Instructions for the task:
Quote the entries word for word. Omit the pictures.

Items listed in a dataset:

***

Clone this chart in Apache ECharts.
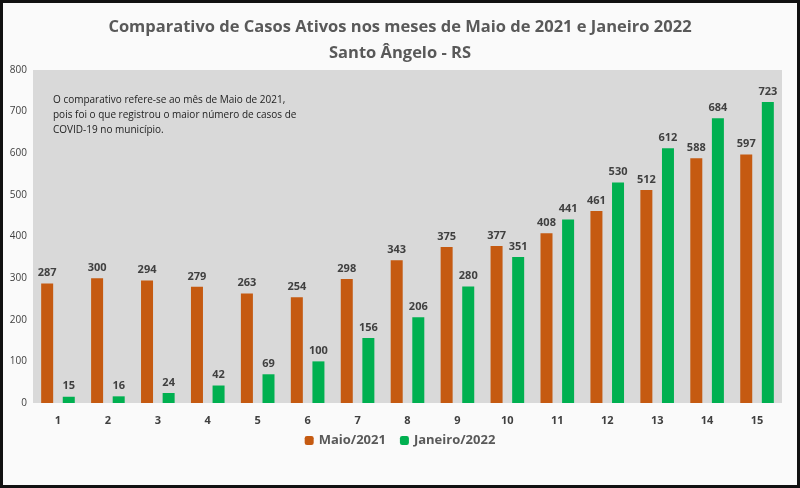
<!DOCTYPE html>
<html>
<head>
<meta charset="UTF-8">
<style>
  body { margin: 0; background: #fff; }
  #main { width: 800px; height: 488px; box-sizing: border-box; border: 3px solid #111; }
</style>
</head>
<body>
<div id="main"></div>
<script src="https://cdn.jsdelivr.net/npm/echarts/dist/echarts.min.js"></script>
<script>
  var days = ['1', '2', '3', '4', '5', '6', '7', '8', '9', '10', '11', '12', '13', '14', '15'];
  var maio2021 = [287, 300, 294, 279, 263, 254, 298, 343, 375, 377, 408, 461, 512, 588, 597];
  var janeiro2022 = [15, 16, 24, 42, 69, 100, 156, 206, 280, 351, 441, 530, 612, 684, 723];

  var chart = echarts.init(document.getElementById('main'));
  var labelStyle = { show: true, position: 'top', fontFamily: 'Open Sans', fontSize: 11, fontWeight: 'bold', color: '#404040' };

  chart.setOption({
    backgroundColor: '#fafafa',
    title: {
      text: 'Comparativo de Casos Ativos nos meses de Maio de 2021 e Janeiro 2022\nSanto Ângelo - RS',
      left: 'center', top: 6,
      textStyle: { fontFamily: 'Open Sans', fontSize: 16.5, fontWeight: 'bold', color: '#595959', lineHeight: 26 }
    },
    graphic: [{
      type: 'text', left: 50, top: 90,
      style: {
        text: 'O comparativo refere-se ao mês de Maio de 2021,\npois foi o que registrou o maior número de casos de\nCOVID-19 no município.',
        font: '10px "Open Sans"', fill: '#222', lineHeight: 15
      }
    }],
    legend: {
      bottom: 33, itemWidth: 9, itemHeight: 9, itemGap: 14,
      textStyle: { fontFamily: 'Open Sans', fontSize: 13, fontWeight: 'bold', color: '#595959' },
      data: ['Maio/2021', 'Janeiro/2022']
    },
    grid: { left: 30, right: 15, top: 67, bottom: 82, show: true, backgroundColor: '#d9d9d9', borderWidth: 0 },
    xAxis: {
      type: 'category', data: days,
      axisLine: { show: false }, axisTick: { show: false },
      axisLabel: { fontFamily: 'Open Sans', fontSize: 11, fontWeight: 'bold', color: '#404040', margin: 12 }
    },
    yAxis: {
      type: 'value', min: 0, max: 800, interval: 100,
      splitLine: { show: false },
      axisLabel: { fontFamily: 'Open Sans', fontSize: 10, color: '#404040', margin: 6 }
    },
    series: [
      { name: 'Maio/2021', type: 'bar', data: maio2021, barWidth: 12, barGap: '80%', itemStyle: { color: '#c55a11' }, label: labelStyle },
      { name: 'Janeiro/2022', type: 'bar', data: janeiro2022, barWidth: 12, itemStyle: { color: '#00b050' }, label: labelStyle }
    ]
  });
</script>
</body>
</html>
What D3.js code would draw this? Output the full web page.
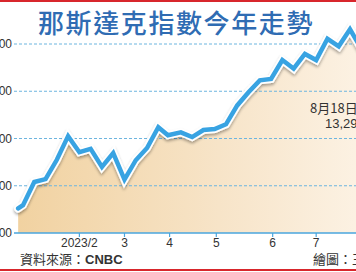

***

Solution to the problem:
Clone this chart in Apache ECharts.
<!DOCTYPE html>
<html>
<head>
<meta charset="UTF-8">
<style>
  body { margin: 0; background: #fff; }
  #main { width: 800px; height: 488px; box-sizing: border-box; border: 3px solid #111; }
</style>
</head>
<body>
<div id="main"></div>
<script src="https://cdn.jsdelivr.net/npm/echarts/dist/echarts.min.js"></script>
<script>
  var days = ['1', '2', '3', '4', '5', '6', '7', '8', '9', '10', '11', '12', '13', '14', '15'];
  var maio2021 = [287, 300, 294, 279, 263, 254, 298, 343, 375, 377, 408, 461, 512, 588, 597];
  var janeiro2022 = [15, 16, 24, 42, 69, 100, 156, 206, 280, 351, 441, 530, 612, 684, 723];

  var chart = echarts.init(document.getElementById('main'));
  var labelStyle = { show: true, position: 'top', fontFamily: 'Open Sans', fontSize: 11, fontWeight: 'bold', color: '#404040' };

  chart.setOption({
    backgroundColor: '#fafafa',
    title: {
      text: 'Comparativo de Casos Ativos nos meses de Maio de 2021 e Janeiro 2022\nSanto Ângelo - RS',
      left: 'center', top: 6,
      textStyle: { fontFamily: 'Open Sans', fontSize: 16.5, fontWeight: 'bold', color: '#595959', lineHeight: 26 }
    },
    graphic: [{
      type: 'text', left: 50, top: 90,
      style: {
        text: 'O comparativo refere-se ao mês de Maio de 2021,\npois foi o que registrou o maior número de casos de\nCOVID-19 no município.',
        font: '10px "Open Sans"', fill: '#222', lineHeight: 15
      }
    }],
    legend: {
      bottom: 33, itemWidth: 9, itemHeight: 9, itemGap: 14,
      textStyle: { fontFamily: 'Open Sans', fontSize: 13, fontWeight: 'bold', color: '#595959' },
      data: ['Maio/2021', 'Janeiro/2022']
    },
    grid: { left: 30, right: 15, top: 67, bottom: 82, show: true, backgroundColor: '#d9d9d9', borderWidth: 0 },
    xAxis: {
      type: 'category', data: days,
      axisLine: { show: false }, axisTick: { show: false },
      axisLabel: { fontFamily: 'Open Sans', fontSize: 11, fontWeight: 'bold', color: '#404040', margin: 12 }
    },
    yAxis: {
      type: 'value', min: 0, max: 800, interval: 100,
      splitLine: { show: false },
      axisLabel: { fontFamily: 'Open Sans', fontSize: 10, color: '#404040', margin: 6 }
    },
    series: [
      { name: 'Maio/2021', type: 'bar', data: maio2021, barWidth: 12, barGap: '80%', itemStyle: { color: '#c55a11' }, label: labelStyle },
      { name: 'Janeiro/2022', type: 'bar', data: janeiro2022, barWidth: 12, itemStyle: { color: '#00b050' }, label: labelStyle }
    ]
  });
</script>
</body>
</html>
What D3.js code would draw this? Output the full web page.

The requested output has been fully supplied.